How to save 1000 bucks with a filter! 1 thing every lens needs.
There are small things everyone should have when they buy a DSLR. A small reflector, perhaps a flash or a diffuser... and that list goes on and on. The list gets larger and larger the more time you spend in photography and some photographers buy gear until they are in debt up to their eyeballs.
I wanted to share a quick story about how I saved a thousand bucks with a small, often overlooked item. Every lens you own should have a filter on it, if it can support one. A filter is a small piece of glass or plastic that screws onto the front of a lens. Some are tinted some are clear, there are hundreds of filters out there. Some filters allow you to take longer exposures, some allow you to take a varied exposure. Every lens you buy should have a filter... even if it's a cheap UV filter, which you can find for under $10.
While shooting a wedding this week I had an 18-200mm lens that is worth about a thousand dollars strapped to my hip... I tend to zoom around at weddings, work you know? As I went around a corner I scraped the front of the lens across a rock wall :( snap! The rock chewed into the lens with a horrible grinding in my ears. The little UV filter saved my lens and took some serious damage from the wall. I screwed it off and continued to shoot the wedding without missing a beat.
A UV filter doesn't really significantly affect how a DSLR captures images, although it used to have more impact in the days of film. You can use the filter and it is still going to give you a clean image on the camera sensor. Some filters can produce lens flares that you may not like, so test a few of them out!

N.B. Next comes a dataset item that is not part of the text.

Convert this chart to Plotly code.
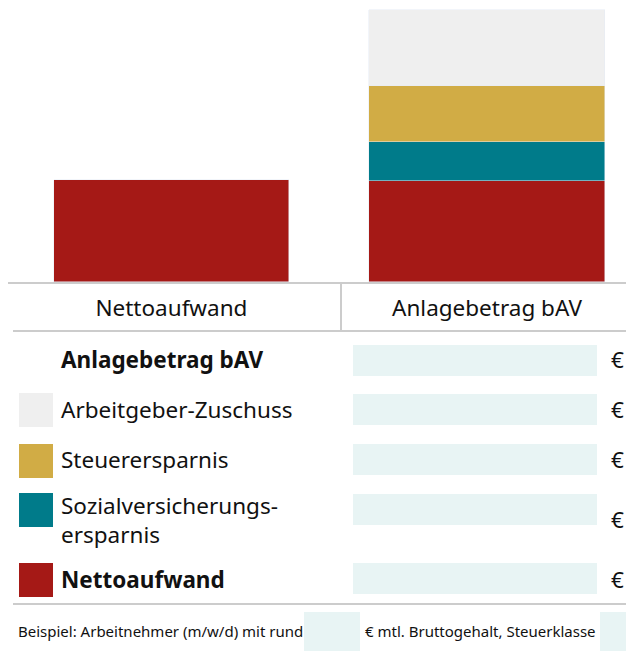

Camera stores will always try to upgrade you to a nice filter when you buy a lens. The main benefit I have seen those retailers spin is protection of the front lens element. And I swear by this as well now. Don't always buy the lens upgrade(s) they may offer you but a small filter over your lens can be worth a thousand bucks.
I agree to a certain extent. The quality of the UV filter is as important as its intended purpose. Also, they can contribute to lens flare as I've noticed.
As a photojournalist, I had my 17-35 saved by my UV filter. I was shooting a welder and he hit a pocket of air which exploded hot slag and sparks every where, even on my UV filter. It melted it. I just took it off and kept shooting.
So you must balance quality and price when buying a UV filter, and if your camera is on a tripod, why even have one?
And don't forget to keep the lens hood on.
Heh. Putting on the UV filter was the first thing I did when I got my new camera! I'm so glad to have a camera that will let me use filters again (even if it's not a DSLR).